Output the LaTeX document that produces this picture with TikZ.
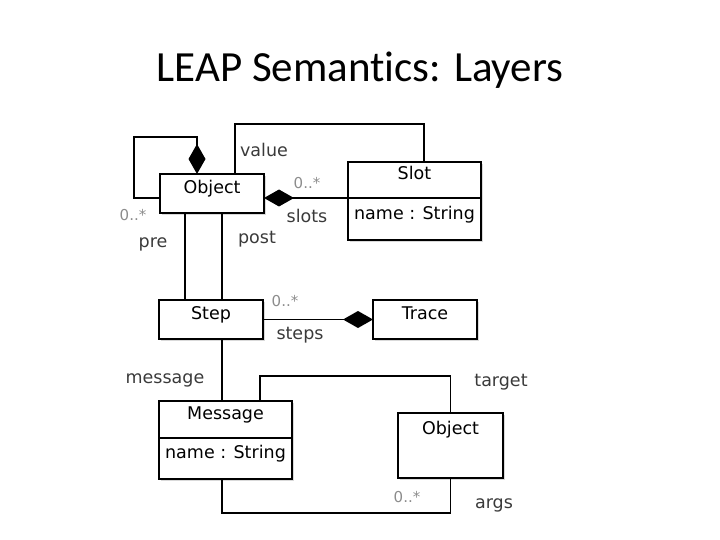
\documentclass[tikz,border=0pt]{standalone}
\usepackage{fontspec}
\setmainfont{Carlito}[Ligatures=NoCommon]
\newfontfamily\umlfont{DejaVu Sans}
\usetikzlibrary{arrows.meta, positioning, shadows}
\definecolor{clabel}{HTML}{3A3A3A}
\definecolor{cmult}{HTML}{8C8C8C}
\tikzset{
  every picture/.style={line width=1.8pt},
  classbox/.style={draw, fill=white, minimum width=#1, inner sep=0pt, outer sep=0pt,
    text height=13pt, text depth=13pt,
    font=\umlfont\fontsize{17.5}{20}\selectfont,
    drop shadow={shadow xshift=2pt, shadow yshift=-2pt, opacity=0.3}},
  attrbox/.style={classbox=#1},
  role/.style={font=\umlfont\fontsize{17.5}{20}\selectfont, text=clabel, inner sep=1pt},
  mult/.style={font=\umlfont\fontsize{15}{18}\selectfont, text=cmult, inner sep=1pt},
  owns/.style={{Diamond[length=30pt, width=17pt]}-},
  owned/.style={-{Diamond[length=30pt, width=17pt]}},
}

\begin{document}
\begin{tikzpicture}[x=1pt, y=-1pt]
  \useasboundingbox (0,0) rectangle (720,540);
  \node[font=\fontsize{43}{48}\selectfont] (title) at (360,70) {LEAP Semantics: Layers};
  % classes
  \node[classbox=104pt, minimum height=39pt] (obj) at (212,193.5) {Object};
  \node[classbox=133pt, minimum height=36pt] (slot) at (414.5,180) {Slot};
  \node[attrbox=133pt, minimum height=42pt, below=0pt of slot] (slotattr) {name : String};
  \node[classbox=104pt, minimum height=39pt] (step) at (211,319.5) {Step};
  \node[classbox=104pt, minimum height=39pt] (trace) at (425,319.5) {Trace};
  \node[classbox=133pt, minimum height=37pt] (msg) at (225.5,419.5) {Message};
  \node[attrbox=133pt, minimum height=41pt, below=0pt of msg] (msgattr) {name : String};
  \node[classbox=105pt, minimum height=65pt] (obj2) at (450.5,445.5) {};
  \node[font=\umlfont\fontsize{17.5}{20}\selectfont, below=4pt of obj2.north] (obj2name) {Object};
  % turning points
  \coordinate (loopturn) at (134,137);
  \coordinate (valueturn) at (424,124);
  \coordinate (targetturn) at (450.5,376);
  \coordinate (argsturn) at (222,513);
  % associations
  \draw[owns] ([xshift=-15pt]obj.north) |- (loopturn) |- ([yshift=-4.5pt]obj.west);
  \draw ([xshift=23pt]obj.north) |- (valueturn) -- ([xshift=9.5pt]slot.north);
  \draw[owns] ([yshift=-4.5pt]obj.east) -- (slot.south west);
  \draw ([xshift=-27pt]obj.south) -- ([xshift=-26pt]step.north);
  \draw ([xshift=10pt]obj.south) -- ([xshift=11pt]step.north);
  \draw[owned] (step.east) -- (trace.west);
  \draw ([xshift=11pt]step.south) -- ([xshift=-3.5pt]msg.north);
  \draw ([xshift=34.5pt]msg.north) |- (targetturn) -- (obj2.north);
  \draw ([xshift=-3.5pt]msgattr.south) -- (argsturn) -| (obj2.south);
  % role names and multiplicities
  \node[mult] (m1) at (133,215) {0..*};
  \node[role] (r1) at (153,244) {pre};
  \node[role] (r2) at (264,150) {value};
  \node[mult] (m2) at (307,183) {0..*};
  \node[role] (r3) at (307,216) {slots};
  \node[role] (r4) at (257,239) {post};
  \node[mult] (m3) at (285,301) {0..*};
  \node[role] (r5) at (300,335) {steps};
  \node[role] (r6) at (165,380) {message};
  \node[role] (r7) at (501,382) {target};
  \node[mult] (m4) at (407,497) {0..*};
  \node[role] (r8) at (494,505) {args};
\end{tikzpicture}
\end{document}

- [PROBLEM REQUIREMENTS]: Every line should be retyped exactly, with the pictures omitted.

- [WRITTEN ANSWER]:
Output the LaTeX document that produces this picture with TikZ.
\documentclass[tikz,border=0pt]{standalone}
\usepackage{fontspec}
\setmainfont{Carlito}[Ligatures=NoCommon]
\newfontfamily\umlfont{DejaVu Sans}
\usetikzlibrary{arrows.meta, positioning, shadows}
\definecolor{clabel}{HTML}{3A3A3A}
\definecolor{cmult}{HTML}{8C8C8C}
\tikzset{
  every picture/.style={line width=1.8pt},
  classbox/.style={draw, fill=white, minimum width=#1, inner sep=0pt, outer sep=0pt,
    text height=13pt, text depth=13pt,
    font=\umlfont\fontsize{17.5}{20}\selectfont,
    drop shadow={shadow xshift=2pt, shadow yshift=-2pt, opacity=0.3}},
  attrbox/.style={classbox=#1},
  role/.style={font=\umlfont\fontsize{17.5}{20}\selectfont, text=clabel, inner sep=1pt},
  mult/.style={font=\umlfont\fontsize{15}{18}\selectfont, text=cmult, inner sep=1pt},
  owns/.style={{Diamond[length=30pt, width=17pt]}-},
  owned/.style={-{Diamond[length=30pt, width=17pt]}},
}

\begin{document}
\begin{tikzpicture}[x=1pt, y=-1pt]
  \useasboundingbox (0,0) rectangle (720,540);
  \node[font=\fontsize{43}{48}\selectfont] (title) at (360,70) {LEAP Semantics: Layers};
  % classes
  \node[classbox=104pt, minimum height=39pt] (obj) at (212,193.5) {Object};
  \node[classbox=133pt, minimum height=36pt] (slot) at (414.5,180) {Slot};
  \node[attrbox=133pt, minimum height=42pt, below=0pt of slot] (slotattr) {name : String};
  \node[classbox=104pt, minimum height=39pt] (step) at (211,319.5) {Step};
  \node[classbox=104pt, minimum height=39pt] (trace) at (425,319.5) {Trace};
  \node[classbox=133pt, minimum height=37pt] (msg) at (225.5,419.5) {Message};
  \node[attrbox=133pt, minimum height=41pt, below=0pt of msg] (msgattr) {name : String};
  \node[classbox=105pt, minimum height=65pt] (obj2) at (450.5,445.5) {};
  \node[font=\umlfont\fontsize{17.5}{20}\selectfont, below=4pt of obj2.north] (obj2name) {Object};
  % turning points
  \coordinate (loopturn) at (134,137);
  \coordinate (valueturn) at (424,124);
  \coordinate (targetturn) at (450.5,376);
  \coordinate (argsturn) at (222,513);
  % associations
  \draw[owns] ([xshift=-15pt]obj.north) |- (loopturn) |- ([yshift=-4.5pt]obj.west);
  \draw ([xshift=23pt]obj.north) |- (valueturn) -- ([xshift=9.5pt]slot.north);
  \draw[owns] ([yshift=-4.5pt]obj.east) -- (slot.south west);
  \draw ([xshift=-27pt]obj.south) -- ([xshift=-26pt]step.north);
  \draw ([xshift=10pt]obj.south) -- ([xshift=11pt]step.north);
  \draw[owned] (step.east) -- (trace.west);
  \draw ([xshift=11pt]step.south) -- ([xshift=-3.5pt]msg.north);
  \draw ([xshift=34.5pt]msg.north) |- (targetturn) -- (obj2.north);
  \draw ([xshift=-3.5pt]msgattr.south) -- (argsturn) -| (obj2.south);
  % role names and multiplicities
  \node[mult] (m1) at (133,215) {0..*};
  \node[role] (r1) at (153,244) {pre};
  \node[role] (r2) at (264,150) {value};
  \node[mult] (m2) at (307,183) {0..*};
  \node[role] (r3) at (307,216) {slots};
  \node[role] (r4) at (257,239) {post};
  \node[mult] (m3) at (285,301) {0..*};
  \node[role] (r5) at (300,335) {steps};
  \node[role] (r6) at (165,380) {message};
  \node[role] (r7) at (501,382) {target};
  \node[mult] (m4) at (407,497) {0..*};
  \node[role] (r8) at (494,505) {args};
\end{tikzpicture}
\end{document}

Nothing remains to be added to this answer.